* BEGIN COLLECTED MATERIAL *
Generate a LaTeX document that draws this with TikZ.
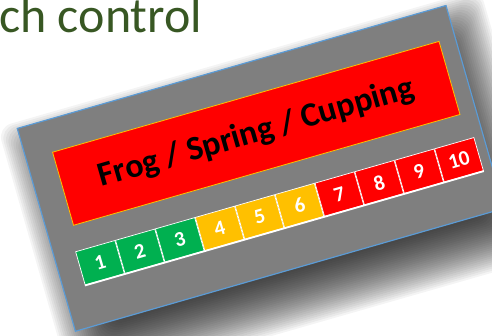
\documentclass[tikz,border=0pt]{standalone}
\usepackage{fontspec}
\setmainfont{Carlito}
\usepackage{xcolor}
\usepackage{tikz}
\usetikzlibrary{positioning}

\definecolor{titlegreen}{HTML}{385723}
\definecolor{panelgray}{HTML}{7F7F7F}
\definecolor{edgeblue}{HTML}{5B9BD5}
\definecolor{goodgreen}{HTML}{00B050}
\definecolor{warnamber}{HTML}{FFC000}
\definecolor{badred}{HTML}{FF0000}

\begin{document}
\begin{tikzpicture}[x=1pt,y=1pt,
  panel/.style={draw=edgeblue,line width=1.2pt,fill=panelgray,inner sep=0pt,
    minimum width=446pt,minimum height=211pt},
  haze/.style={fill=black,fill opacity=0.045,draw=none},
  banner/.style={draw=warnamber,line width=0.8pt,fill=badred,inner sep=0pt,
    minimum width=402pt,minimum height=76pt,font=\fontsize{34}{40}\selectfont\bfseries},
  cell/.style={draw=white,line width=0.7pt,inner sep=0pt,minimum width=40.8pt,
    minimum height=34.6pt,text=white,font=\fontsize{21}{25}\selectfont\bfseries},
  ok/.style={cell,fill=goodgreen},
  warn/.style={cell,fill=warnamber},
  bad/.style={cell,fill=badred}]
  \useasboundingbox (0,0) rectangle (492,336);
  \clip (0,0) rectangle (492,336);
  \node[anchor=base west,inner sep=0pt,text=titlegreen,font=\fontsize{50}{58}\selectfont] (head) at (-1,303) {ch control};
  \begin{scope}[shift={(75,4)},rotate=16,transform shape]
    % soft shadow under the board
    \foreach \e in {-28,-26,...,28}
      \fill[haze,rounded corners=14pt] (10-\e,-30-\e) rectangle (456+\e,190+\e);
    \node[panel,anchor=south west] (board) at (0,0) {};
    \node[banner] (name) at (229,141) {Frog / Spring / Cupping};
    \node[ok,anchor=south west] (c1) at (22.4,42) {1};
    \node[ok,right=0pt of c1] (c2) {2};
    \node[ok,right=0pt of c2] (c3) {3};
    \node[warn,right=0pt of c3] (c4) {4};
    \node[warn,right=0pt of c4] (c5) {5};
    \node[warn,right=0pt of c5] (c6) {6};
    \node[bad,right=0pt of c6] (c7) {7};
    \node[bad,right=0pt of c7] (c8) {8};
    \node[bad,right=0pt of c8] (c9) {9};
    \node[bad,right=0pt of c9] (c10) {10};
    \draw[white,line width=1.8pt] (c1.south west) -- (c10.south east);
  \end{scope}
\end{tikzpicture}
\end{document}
* END COLLECTED MATERIAL *
Transcribe the listing in full and omit the pictures.

FULL ANSWER ->
Generate a LaTeX document that draws this with TikZ.
\documentclass[tikz,border=0pt]{standalone}
\usepackage{fontspec}
\setmainfont{Carlito}
\usepackage{xcolor}
\usepackage{tikz}
\usetikzlibrary{positioning}

\definecolor{titlegreen}{HTML}{385723}
\definecolor{panelgray}{HTML}{7F7F7F}
\definecolor{edgeblue}{HTML}{5B9BD5}
\definecolor{goodgreen}{HTML}{00B050}
\definecolor{warnamber}{HTML}{FFC000}
\definecolor{badred}{HTML}{FF0000}

\begin{document}
\begin{tikzpicture}[x=1pt,y=1pt,
  panel/.style={draw=edgeblue,line width=1.2pt,fill=panelgray,inner sep=0pt,
    minimum width=446pt,minimum height=211pt},
  haze/.style={fill=black,fill opacity=0.045,draw=none},
  banner/.style={draw=warnamber,line width=0.8pt,fill=badred,inner sep=0pt,
    minimum width=402pt,minimum height=76pt,font=\fontsize{34}{40}\selectfont\bfseries},
  cell/.style={draw=white,line width=0.7pt,inner sep=0pt,minimum width=40.8pt,
    minimum height=34.6pt,text=white,font=\fontsize{21}{25}\selectfont\bfseries},
  ok/.style={cell,fill=goodgreen},
  warn/.style={cell,fill=warnamber},
  bad/.style={cell,fill=badred}]
  \useasboundingbox (0,0) rectangle (492,336);
  \clip (0,0) rectangle (492,336);
  \node[anchor=base west,inner sep=0pt,text=titlegreen,font=\fontsize{50}{58}\selectfont] (head) at (-1,303) {ch control};
  \begin{scope}[shift={(75,4)},rotate=16,transform shape]
    % soft shadow under the board
    \foreach \e in {-28,-26,...,28}
      \fill[haze,rounded corners=14pt] (10-\e,-30-\e) rectangle (456+\e,190+\e);
    \node[panel,anchor=south west] (board) at (0,0) {};
    \node[banner] (name) at (229,141) {Frog / Spring / Cupping};
    \node[ok,anchor=south west] (c1) at (22.4,42) {1};
    \node[ok,right=0pt of c1] (c2) {2};
    \node[ok,right=0pt of c2] (c3) {3};
    \node[warn,right=0pt of c3] (c4) {4};
    \node[warn,right=0pt of c4] (c5) {5};
    \node[warn,right=0pt of c5] (c6) {6};
    \node[bad,right=0pt of c6] (c7) {7};
    \node[bad,right=0pt of c7] (c8) {8};
    \node[bad,right=0pt of c8] (c9) {9};
    \node[bad,right=0pt of c9] (c10) {10};
    \draw[white,line width=1.8pt] (c1.south west) -- (c10.south east);
  \end{scope}
\end{tikzpicture}
\end{document}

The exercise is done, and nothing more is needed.